SSS took the syscall gap and made it worse -- as in *way* worse.

To top it off, the whole SSS busy bit thing is fundamentally
incompatible with how we manage to survive nested exceptions in NMI
context.

Basically, the whole x86 exception / stack switching logic was already
borderline impossible (consider taking an MCE in the early NMI path
where we set up, but have not finished, the re-entrancy stuff), and
pushed it over the edge and set it on fire.
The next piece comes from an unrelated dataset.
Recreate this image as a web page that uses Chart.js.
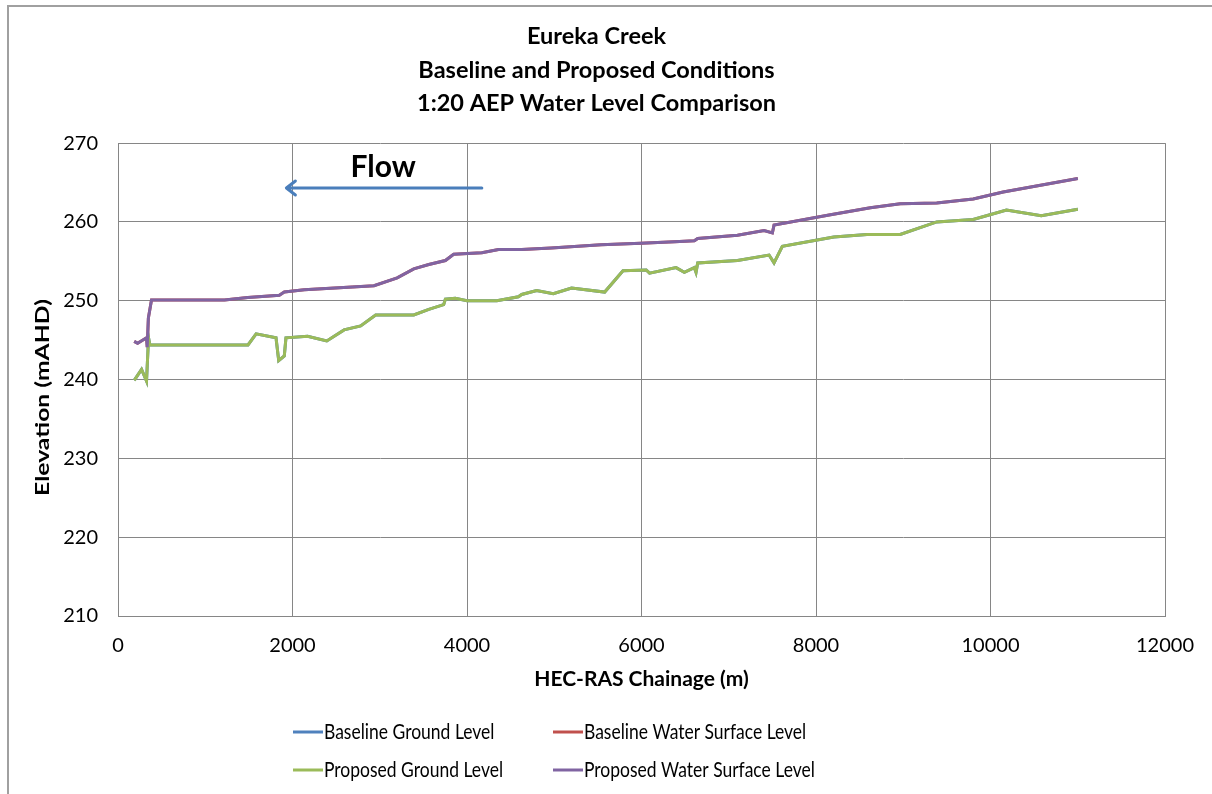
<!DOCTYPE html>
<html>
<head>
<meta charset="utf-8">
<script src="https://cdn.jsdelivr.net/npm/chart.js@4/dist/chart.umd.min.js"></script>
<style>
  html, body { margin: 0; padding: 0; background: #fff; }
  #wrap { width: 1212px; height: 794px; position: relative; }
</style>
</head>
<body>
<div id="wrap"><canvas id="levelChart" width="1212" height="794"></canvas></div>
<script>
const groundChainage = [186, 270, 327, 350, 365, 1490, 1583, 1811, 1842, 1906, 1925, 2173, 2393, 2591, 2781, 2953, 3390, 3562, 3733, 3752, 3866, 4000, 4342, 4589, 4627, 4798, 4989, 5198, 5578, 5788, 6054, 6092, 6396, 6491, 6606, 6625, 6644, 7100, 7462, 7519, 7614, 8204, 8584, 8965, 9384, 9802, 10183, 10582, 11001];
const proposedGround = [239.9, 241.3, 239.8, 245.3, 244.4, 244.4, 245.8, 245.3, 242.4, 243.0, 245.3, 245.5, 244.9, 246.3, 246.8, 248.2, 248.2, 248.9, 249.5, 250.2, 250.3, 250.0, 250.0, 250.5, 250.8, 251.3, 250.9, 251.6, 251.1, 253.8, 253.9, 253.5, 254.2, 253.6, 254.2, 253.6, 254.8, 255.1, 255.8, 254.8, 256.9, 258.1, 258.4, 258.4, 260.0, 260.3, 261.5, 260.8, 261.6];
const baselineGround = [239.9, 241.3, 239.8, 245.3, 244.4, 244.4, 245.8, 245.3, 242.4, 243.0, 245.3, 245.5, 244.9, 246.3, 246.8, 248.2, 248.2, 248.9, 249.5, 250.2, 250.3, 250.0, 250.0, 250.5, 250.8, 251.3, 250.9, 251.6, 251.1, 253.8, 253.9, 253.5, 254.2, 253.6, 254.2, 253.6, 254.8, 255.1, 255.8, 254.8, 256.9, 258.1, 258.4, 258.4, 260.0, 260.3, 261.5, 260.8, 261.6];

const wslChainage = [186, 225, 327, 335, 348, 384, 1221, 1488, 1849, 1906, 2135, 2934, 3200, 3390, 3562, 3752, 3847, 4170, 4361, 4627, 4966, 5537, 5993, 6378, 6606, 6644, 7100, 7405, 7500, 7519, 8166, 8623, 8965, 9384, 9802, 10145, 11001];
const proposedWSL = [244.85, 244.6, 245.3, 244.1, 247.8, 250.1, 250.1, 250.4, 250.7, 251.1, 251.4, 251.9, 252.9, 254.05, 254.6, 255.1, 255.9, 256.1, 256.5, 256.5, 256.7, 257.1, 257.3, 257.5, 257.6, 257.9, 258.3, 258.9, 258.6, 259.6, 260.9, 261.8, 262.3, 262.4, 262.9, 263.8, 265.5];
const baselineWSL = [244.85, 244.6, 245.3, 244.1, 247.8, 250.1, 250.1, 250.4, 250.7, 251.1, 251.4, 251.9, 252.9, 254.05, 254.6, 255.1, 255.9, 256.1, 256.5, 256.5, 256.7, 257.1, 257.3, 257.5, 257.6, 257.9, 258.3, 258.9, 258.6, 259.6, 260.9, 261.8, 262.3, 262.4, 262.9, 263.8, 265.5];

const seriesLabels = ['Baseline Ground Level', 'Baseline Water Surface Level', 'Proposed Ground Level', 'Proposed Water Surface Level'];
const seriesColors = ['#4F81BD', '#C0504D', '#9BBB59', '#8064A2'];

const yTitle = 'Elevation (mAHD)';

// flow arrow, in chart units
const flowArrow = { x0: 4170, x1: 1930, y: 264.3 };
const flowLabel = { x: 3040, y: 266.9, text: 'Flow' };

const FONT = "Lato, 'Open Sans', sans-serif";

function toPoints(xs, ys) {
  return xs.map((x, i) => ({ x: x, y: ys[i] }));
}

// page frame, y title, flow arrow and the two-column legend
const extras = {
  id: 'extras',
  beforeDraw(chart) {
    const ctx = chart.ctx;
    ctx.save();
    ctx.strokeStyle = '#a0a0a0';
    ctx.lineWidth = 2;
    ctx.beginPath();
    ctx.moveTo(8, 794);
    ctx.lineTo(8, 6);
    ctx.lineTo(1212, 6);
    ctx.stroke();
    ctx.restore();
  },
  afterDraw(chart) {
    const ctx = chart.ctx;
    const xs = chart.scales.x, ys = chart.scales.y;
    const area = chart.chartArea;

    // y axis title (the source is stretched along its length)
    ctx.save();
    ctx.translate(43, (area.top + area.bottom) / 2 + 18);
    ctx.rotate(-Math.PI / 2);
    ctx.scale(1.3, 1);
    ctx.fillStyle = '#000';
    ctx.font = 'bold 19px ' + FONT;
    ctx.textAlign = 'center';
    ctx.textBaseline = 'middle';
    ctx.fillText(yTitle, 0, 0);
    ctx.restore();

    // Flow arrow
    const ax0 = xs.getPixelForValue(flowArrow.x0);
    const ax1 = xs.getPixelForValue(flowArrow.x1);
    const ay = ys.getPixelForValue(flowArrow.y);
    ctx.save();
    ctx.strokeStyle = '#4A7EBB';
    ctx.lineWidth = 3;
    ctx.lineCap = 'round';
    ctx.lineJoin = 'round';
    ctx.beginPath();
    ctx.moveTo(ax0, ay);
    ctx.lineTo(ax1, ay);
    ctx.moveTo(ax1 + 9, ay - 7);
    ctx.lineTo(ax1, ay);
    ctx.lineTo(ax1 + 9, ay + 7);
    ctx.stroke();

    ctx.fillStyle = '#000';
    ctx.font = 'bold 30px ' + FONT;
    ctx.textAlign = 'center';
    ctx.textBaseline = 'middle';
    ctx.fillText(flowLabel.text, xs.getPixelForValue(flowLabel.x), ys.getPixelForValue(flowLabel.y));

    // legend, 2 x 2
    const cols = [293, 553];
    const rows = [732, 770];
    ctx.font = '17.5px ' + FONT;
    ctx.textAlign = 'left';
    chart.data.datasets.forEach((ds, i) => {
      const lx = cols[i % 2], ly = rows[Math.floor(i / 2)];
      ctx.strokeStyle = ds.borderColor;
      ctx.lineWidth = 3;
      ctx.lineCap = 'butt';
      ctx.beginPath();
      ctx.moveTo(lx, ly);
      ctx.lineTo(lx + 30, ly);
      ctx.stroke();
      ctx.save();
      ctx.translate(lx + 31, ly);
      ctx.scale(1, 1.2);
      ctx.fillStyle = '#000';
      ctx.fillText(ds.label, 0, 0);
      ctx.restore();
    });
    ctx.restore();
  }
};

const ctx = document.getElementById('levelChart');
new Chart(ctx, {
  type: 'line',
  data: {
    datasets: [
      { label: seriesLabels[0], data: toPoints(groundChainage, baselineGround), borderColor: seriesColors[0], order: 4 },
      { label: seriesLabels[1], data: toPoints(wslChainage, baselineWSL), borderColor: seriesColors[1], order: 3 },
      { label: seriesLabels[2], data: toPoints(groundChainage, proposedGround), borderColor: seriesColors[2], order: 2 },
      { label: seriesLabels[3], data: toPoints(wslChainage, proposedWSL), borderColor: seriesColors[3], order: 1 }
    ]
  },
  options: {
    responsive: false,
    animation: false,
    elements: {
      line: { borderWidth: 3, tension: 0, fill: false },
      point: { radius: 0, hoverRadius: 0 }
    },
    layout: { padding: { top: 8, left: 20, right: 39, bottom: 98 } },
    plugins: {
      legend: { display: false },
      tooltip: { enabled: false },
      title: {
        display: true,
        text: ['Eureka Creek', 'Baseline and Proposed Conditions', '1:20 AEP Water Level Comparison'],
        color: '#000',
        font: { family: FONT, size: 23.5, weight: 'bold', lineHeight: 1.42 },
        padding: { top: 12, bottom: 23 }
      }
    },
    scales: {
      x: {
        type: 'linear',
        min: 0,
        max: 12000,
        ticks: { stepSize: 2000, color: '#000', padding: 18, maxRotation: 0, font: { family: FONT, size: 20 }, callback: v => String(v) },
        grid: { color: '#868686', lineWidth: 1, drawTicks: false },
        border: { display: true, color: '#868686' },
        title: {
          display: true,
          text: 'HEC-RAS Chainage (m)',
          color: '#000',
          font: { family: FONT, size: 21, weight: 'bold', lineHeight: 1.2 },
          padding: { top: 0, bottom: 4 }
        },
        afterFit(scale) { scale.height = 80; }
      },
      y: {
        min: 210,
        max: 270,
        ticks: { stepSize: 10, color: '#000', padding: 20, font: { family: FONT, size: 20 } },
        grid: { color: '#868686', lineWidth: 1, drawTicks: false },
        border: { display: true, color: '#868686' },
        afterFit(scale) { scale.width = 98; }
      }
    }
  },
  plugins: [extras]
});
</script>
</body>
</html>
And NMI isn't the only problem, the various new virt exceptions #VC and
#HV are on their own already near impossible, adding SSS again pushes
the whole thing into clear insanity.

There's a good exposition of the whole trainwreck by Andrew here:

https://www.youtube.com/watch?v=qcORS8CN0ow

(that is, sorry for the youtube link, but Google is failing me in
finding the actual Google Doc that talk is based on, or even the slide
deck :/)



FRED solves all that by:

- removing the stack gap, cc/ip/ss/sp/ssp/gs will all be switched
atomically and consistently for every transition.

- removing the non-reentrant IST mechanism and replacing it with stack
levels

- adding an explicit NMI latch

- re-organising the actual shadow stacks and doing away with that busy
bit thing (I need to re-read the FRED spec on this detail again).



Crazy as we are, we're not touching legacy/IDT SSS with a ten foot pole,
sorry.